Only the lines from the one with "Write a Python" to the one with "import urllib.parse", both included, should be output, without any images.

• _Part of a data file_
+-------+

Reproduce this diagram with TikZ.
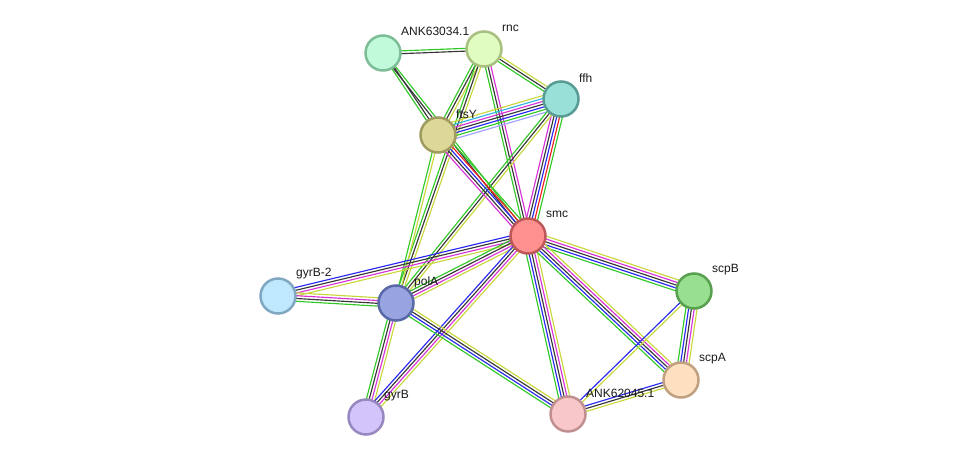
\documentclass[tikz,border=0pt]{standalone}
\usepackage{fontspec}
\setmainfont{Liberation Sans}
\usetikzlibrary{calc,backgrounds}
\definecolor{cG}{RGB}{50,200,40}
\definecolor{cK}{RGB}{55,55,55}
\definecolor{cY}{RGB}{200,215,60}
\definecolor{cM}{RGB}{215,50,215}
\definecolor{cB}{RGB}{40,40,240}
\definecolor{cR}{RGB}{240,30,30}
\definecolor{cC}{RGB}{50,180,225}
\definecolor{cL}{RGB}{160,160,255}
\tikzset{
  prot/.style={circle, draw, line width=2.5pt, minimum size=35pt, inner sep=0pt},
  lbl/.style={anchor=west, inner sep=0pt, text=black!90, font=\fontsize{12}{14}\selectfont},
  edgeline/.style={line width=1.15pt}
}
\newcommand\sedge[3]{%
  \foreach \c [count=\n] in {#3} {\xdef\ncount{\n}}%
  \foreach \c [count=\i] in {#3} {%
    \pgfmathsetmacro\off{(\i-(\ncount+1)/2)*2.8}%
    \draw[\c, edgeline] ($(#1.center)!\off pt!90:(#2.center)$) -- ($(#2.center)!\off pt!-90:(#1.center)$);
  }%
}
\begin{document}
\begin{tikzpicture}[x=1pt,y=-1pt]
\useasboundingbox (0,0) rectangle (976,463);
\node[prot, fill={rgb,255:red,192;green,250;blue,218}, draw={rgb,255:red,125;green,190;blue,150}] (ank630) at (383,53) {};
\node[prot, fill={rgb,255:red,224;green,252;blue,192}, draw={rgb,255:red,168;green,192;blue,128}] (rnc) at (484,49) {};
\node[prot, fill={rgb,255:red,152;green,224;blue,216}, draw={rgb,255:red,88;green,156;blue,148}] (ffh) at (561,99) {};
\node[prot, fill={rgb,255:red,220;green,216;blue,152}, draw={rgb,255:red,160;green,156;blue,96}] (ftsY) at (438,135) {};
\node[prot, fill={rgb,255:red,255;green,144;blue,144}, draw={rgb,255:red,190;green,88;blue,88}] (smc) at (528,236) {};
\node[prot, fill={rgb,255:red,192;green,232;blue,252}, draw={rgb,255:red,128;green,168;blue,192}] (gyrB2) at (278,296) {};
\node[prot, fill={rgb,255:red,152;green,164;blue,224}, draw={rgb,255:red,88;green,104;blue,168}] (polA) at (396,303) {};
\node[prot, fill={rgb,255:red,152;green,224;blue,144}, draw={rgb,255:red,88;green,160;blue,80}] (scpB) at (694,291) {};
\node[prot, fill={rgb,255:red,252;green,224;blue,192}, draw={rgb,255:red,192;green,160;blue,128}] (scpA) at (681,380) {};
\node[prot, fill={rgb,255:red,248;green,200;blue,200}, draw={rgb,255:red,192;green,144;blue,144}] (ank620) at (568,414) {};
\node[prot, fill={rgb,255:red,212;green,196;blue,252}, draw={rgb,255:red,152;green,136;blue,192}] (gyrB) at (366,417) {};

\node[lbl] (l-ank630) at ([shift={(18,-22)}]ank630.center) {ANK63034.1};
\node[lbl] (l-rnc) at ([shift={(18,-21)}]rnc.center) {rnc};
\node[lbl] (l-ffh) at ([shift={(18,-21)}]ffh.center) {ffh};
\node[lbl] (l-ftsY) at ([shift={(18,-21)}]ftsY.center) {ftsY};
\node[lbl] (l-smc) at ([shift={(18,-22)}]smc.center) {smc};
\node[lbl] (l-gyrB2) at ([shift={(18,-22)}]gyrB2.center) {gyrB-2};
\node[lbl] (l-polA) at ([shift={(18,-21)}]polA.center) {polA};
\node[lbl] (l-scpB) at ([shift={(18,-21)}]scpB.center) {scpB};
\node[lbl] (l-scpA) at ([shift={(18,-21)}]scpA.center) {scpA};
\node[lbl] (l-ank620) at ([shift={(18,-21)}]ank620.center) {ANK62045.1};
\node[lbl] (l-gyrB) at ([shift={(18,-21)}]gyrB.center) {gyrB};

\begin{pgfonlayer}{background}
\sedge{ank630}{rnc}{cK,cG}
\sedge{ank630}{ftsY}{cG,cK}
\sedge{ank630}{smc}{cK,cG}
\sedge{rnc}{ftsY}{cG,cK,cY}
\sedge{rnc}{polA}{cG,cK,cY}
\sedge{rnc}{ffh}{cG,cK,cY}
\sedge{rnc}{smc}{cG,cK,cM}
\sedge{ffh}{ftsY}{cY,cC,cM,cK,cB,cG,cL}
\sedge{ffh}{smc}{cM,cK,cB,cR,cG}
\sedge{ffh}{polA}{cG,cK,cY}
\sedge{ftsY}{smc}{cM,cK,cB,cR,cG}
\sedge{ftsY}{polA}{cG,cY}
\sedge{smc}{gyrB2}{cB,cK,cM,cY}
\sedge{smc}{polA}{cG,cK,cM,cY}
\sedge{gyrB2}{polA}{cG,cK,cM,cY}
\sedge{polA}{gyrB}{cG,cK,cM,cY}
\sedge{smc}{gyrB}{cB,cK,cM,cY}
\sedge{polA}{ank620}{cG,cB,cK,cY}
\sedge{smc}{ank620}{cG,cB,cK,cM,cY}
\sedge{smc}{scpB}{cG,cB,cK,cM,cY}
\sedge{smc}{scpA}{cG,cB,cK,cM,cY}
\sedge{scpB}{scpA}{cG,cB,cK,cM,cY}
\sedge{scpB}{ank620}{cB,cY}
\sedge{scpA}{ank620}{cB,cK,cY}
\end{pgfonlayer}
\end{tikzpicture}
\end{document}
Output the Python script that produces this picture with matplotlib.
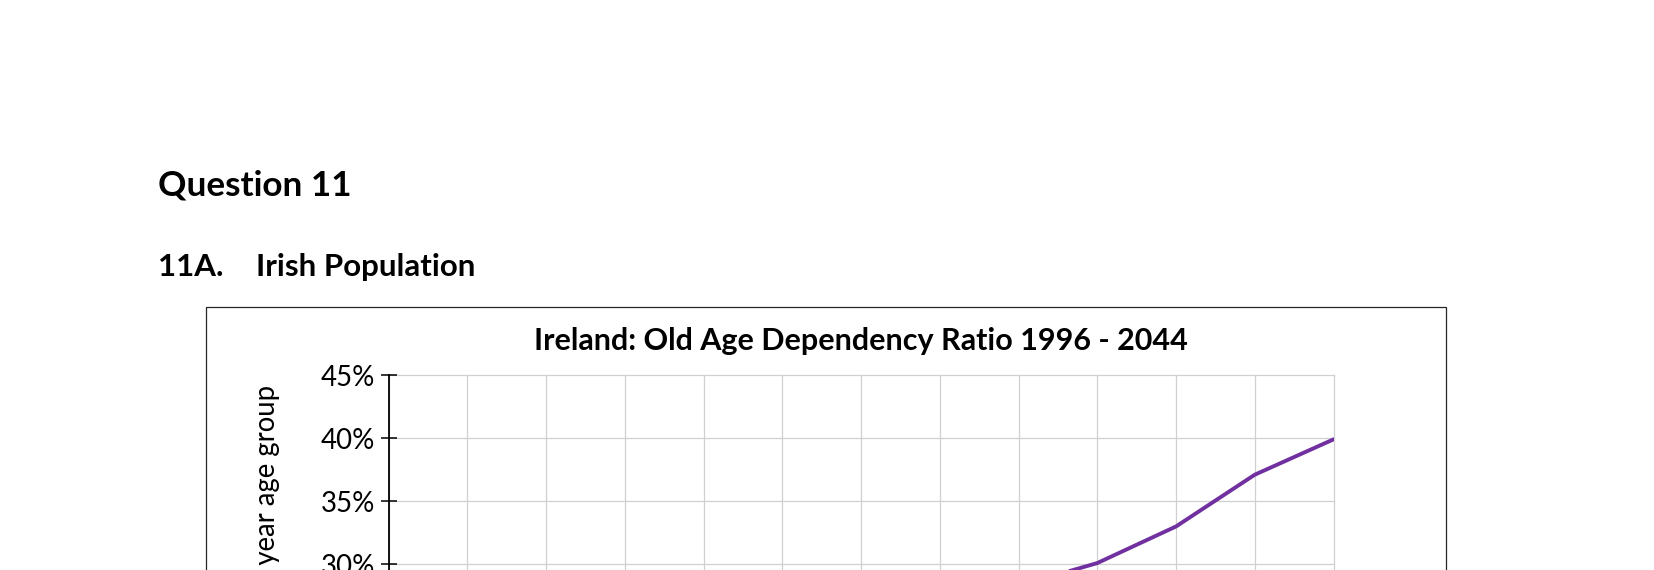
import matplotlib
matplotlib.use("Agg")
import matplotlib.pyplot as plt
import numpy as np
from matplotlib.patches import Rectangle
from matplotlib.ticker import PercentFormatter

plt.rcParams['font.family'] = ['Lato', 'DejaVu Sans']

# data (values below 30% are cut off in the reference, estimated)
years = [1996, 2000, 2004, 2008, 2012, 2016, 2020, 2024, 2028, 2032, 2036, 2040, 2044]
ratio = [0.175, 0.168, 0.163, 0.166, 0.180, 0.202, 0.223, 0.250, 0.283, 0.301, 0.330, 0.371, 0.399]
yticks = [0.0, 0.05, 0.10, 0.15, 0.20, 0.25, 0.30, 0.35, 0.40, 0.45]

W, H = 1654, 570
fig = plt.figure(figsize=(W / 100, H / 100), dpi=100)

def fx(px):
    return px / W

def fy(py):
    return 1 - py / H

# page headings
fig.text(fx(158), fy(195), 'Question 11', fontsize=25.3, fontweight='bold', va='baseline')
fig.text(fx(158), fy(276), '11A.', fontsize=22.5, fontweight='bold', va='baseline')
fig.text(fx(256), fy(276), 'Irish Population', fontsize=22.5, fontweight='bold', va='baseline')

# chart frame (runs off the bottom of the page)
fig.add_artist(Rectangle((fx(206), fy(1100)), fx(1446) - fx(206), fy(307) - fy(1100),
                         transform=fig.transFigure, fill=False, edgecolor='#262626', lw=0.9))

fig.text(fx(861), fy(350), 'Ireland: Old Age Dependency Ratio 1996 - 2044',
         fontsize=22, fontweight='bold', ha='center', va='baseline')

ax = fig.add_axes([fx(388.5), fy(943), fx(1333.5) - fx(388.5), fy(375) - fy(943)])
x = np.arange(len(years))
ax.plot(x, ratio, color='#7030A0', lw=2.8, solid_capstyle='round', solid_joinstyle='round', zorder=3)

ax.set_xlim(0, len(years) - 1)
ax.set_ylim(0, 0.45)
ax.set_xticks(x)
ax.set_yticks(yticks)
ax.yaxis.set_major_formatter(PercentFormatter(1.0, decimals=0))
ax.grid(True, color='#d0d0d0', lw=0.9)
for g in ax.get_xgridlines() + ax.get_ygridlines():
    g.set_clip_on(False)
ax.set_axisbelow(True)
for s in ['top', 'right', 'bottom']:
    ax.spines[s].set_visible(False)
ax.spines['left'].set_linewidth(1.3)
ax.tick_params(axis='y', direction='inout', length=12, width=1.1, pad=3.5, labelsize=19.9)
ax.tick_params(axis='x', length=0, labelbottom=False)

fig.text(fx(267), fy(385), 'Ratio of persons aged 65+ to those in the 15-64 year age group',
         rotation=90, ha='center', va='top', fontsize=19.8)

fig.savefig('out.png', dpi=100)
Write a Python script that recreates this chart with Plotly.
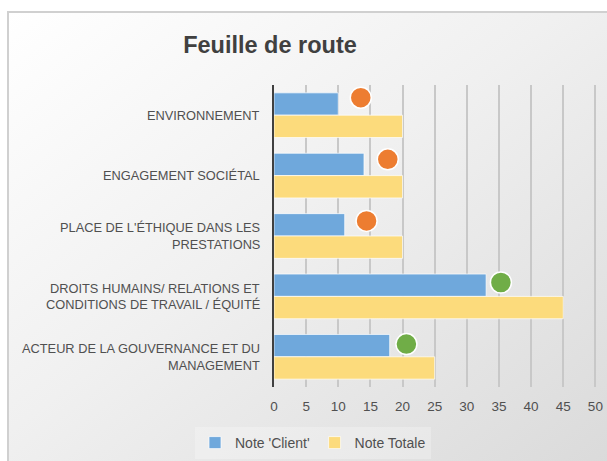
import plotly.graph_objects as go
import urllib.parse

# ---------------- data ----------------
categories = [
    "ENVIRONNEMENT",
    "ENGAGEMENT SOCIÉTAL",
    "PLACE DE L'ÉTHIQUE DANS LES<br>PRESTATIONS",
    "DROITS HUMAINS/ RELATIONS ET<br>CONDITIONS DE TRAVAIL / ÉQUITÉ",
    "ACTEUR DE LA GOUVERNANCE ET DU<br>MANAGEMENT",
]
note_client = [10, 14, 11, 33, 18]
note_totale = [20, 20, 20, 45, 25]
indicator_x = [13.5, 17.7, 14.4, 35.3, 20.6]
indicator_level = [4.79, 3.77, 2.75, 1.73, 0.71]   # secondary axis 0..5
indicator_colors = ["#ED7D31", "#ED7D31", "#ED7D31", "#70AD47", "#70AD47"]
x_ticks = [0, 5, 10, 15, 20, 25, 30, 35, 40, 45, 50]

FONT = "Liberation Sans, Arial, sans-serif"
TXT = "#505050"

W, H = 607, 461
L, R, T, B = 274, 10, 85, 74
pw, ph = W - L - R, H - T - B

def px2paper_x(px):
    return (px - L) / pw

def px2paper_y(py):
    return (H - B - py) / ph

fig = go.Figure()
fig.add_trace(go.Bar(
    y=categories, x=note_client, orientation="h", name="Note 'Client'",
    marker=dict(color="#6FA8DC", line=dict(color="rgba(255,255,255,0.7)", width=1)),
))
fig.add_trace(go.Bar(
    y=categories, x=note_totale, orientation="h", name="Note Totale",
    marker=dict(color="#FCDB7C", line=dict(color="rgba(255,255,255,0.7)", width=1)),
))
fig.add_trace(go.Scatter(
    x=indicator_x, y=indicator_level, yaxis="y2", mode="markers", showlegend=False,
    marker=dict(size=21, color=indicator_colors, line=dict(color="white", width=1.5)),
))

# background gradient + frame (svg image)
x0, y0, x1, y1 = 7, 11, 625, 480
svg = (
    f'<svg xmlns="http://www.w3.org/2000/svg" width="{x1-x0}" height="{y1-y0}">'
    '<defs><linearGradient id="g" x1="0" y1="0" x2="1" y2="1">'
    '<stop offset="0" stop-color="#ffffff"/><stop offset="0.45" stop-color="#f0f0f0"/>'
    '<stop offset="1" stop-color="#d9d9d9"/></linearGradient></defs>'
    f'<rect x="1" y="1" width="{x1-x0-2}" height="{y1-y0-2}" fill="url(#g)" stroke="#d0d0d0" stroke-width="2"/>'
    '</svg>'
)
src = "data:image/svg+xml;charset=utf-8," + urllib.parse.quote(svg)

annotations = []
for cat in categories:
    lines = cat.split("<br>")
    n = len(lines)
    for i, ln in enumerate(lines):
        shift = ((n - 1) / 2 - i) * 16.5
        annotations.append(dict(
            x=0, xref="paper", y=cat, yref="y", text=ln, showarrow=False,
            xanchor="right", yanchor="middle", xshift=-12, yshift=shift,
            font=dict(family=FONT, size=12.8, color=TXT),
        ))

fig.update_layout(
    width=W, height=H,
    margin=dict(l=L, r=R, t=T, b=B, pad=0, autoexpand=False),
    paper_bgcolor="white", plot_bgcolor="rgba(0,0,0,0)",
    barmode="group", bargap=0.26, bargroupgap=0.0,
    title=dict(text="<b>Feuille de route</b>", xref="container", yref="container",
               x=270 / W, y=1 - 45 / H, xanchor="center", yanchor="middle",
               font=dict(family=FONT, size=23.5, color="#404040")),
    xaxis=dict(range=[0, 50.25], tickvals=x_ticks, showgrid=True, gridcolor="#c8c8c8",
               gridwidth=1.5, zeroline=False, showline=False, ticks="",
               tickfont=dict(family=FONT, size=13.5, color=TXT), ticklabelstandoff=9,
               fixedrange=True),
    yaxis=dict(autorange="reversed", showticklabels=False, showgrid=False, zeroline=False,
               showline=True, linecolor="#404040", linewidth=2, ticks=""),
    yaxis2=dict(overlaying="y", range=[0, 5], visible=False),
    legend=dict(orientation="h", xref="container", yref="container",
                x=313 / W, y=1 - 443 / H, xanchor="center", yanchor="middle",
                bgcolor="rgba(255,255,255,0.25)", font=dict(family=FONT, size=14, color=TXT),
                itemwidth=30, traceorder="normal"),
    annotations=annotations,
    images=[dict(source=src, xref="paper", yref="paper",
                 x=px2paper_x(x0), y=px2paper_y(y0),
                 sizex=(x1 - x0) / pw, sizey=(y1 - y0) / ph,
                 xanchor="left", yanchor="top", sizing="stretch", layer="below")],
    showlegend=True,
)

fig.write_html("out.html")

+-------+

• _Correct answer_
Write a Python script that recreates this chart with Plotly.
import plotly.graph_objects as go
import urllib.parse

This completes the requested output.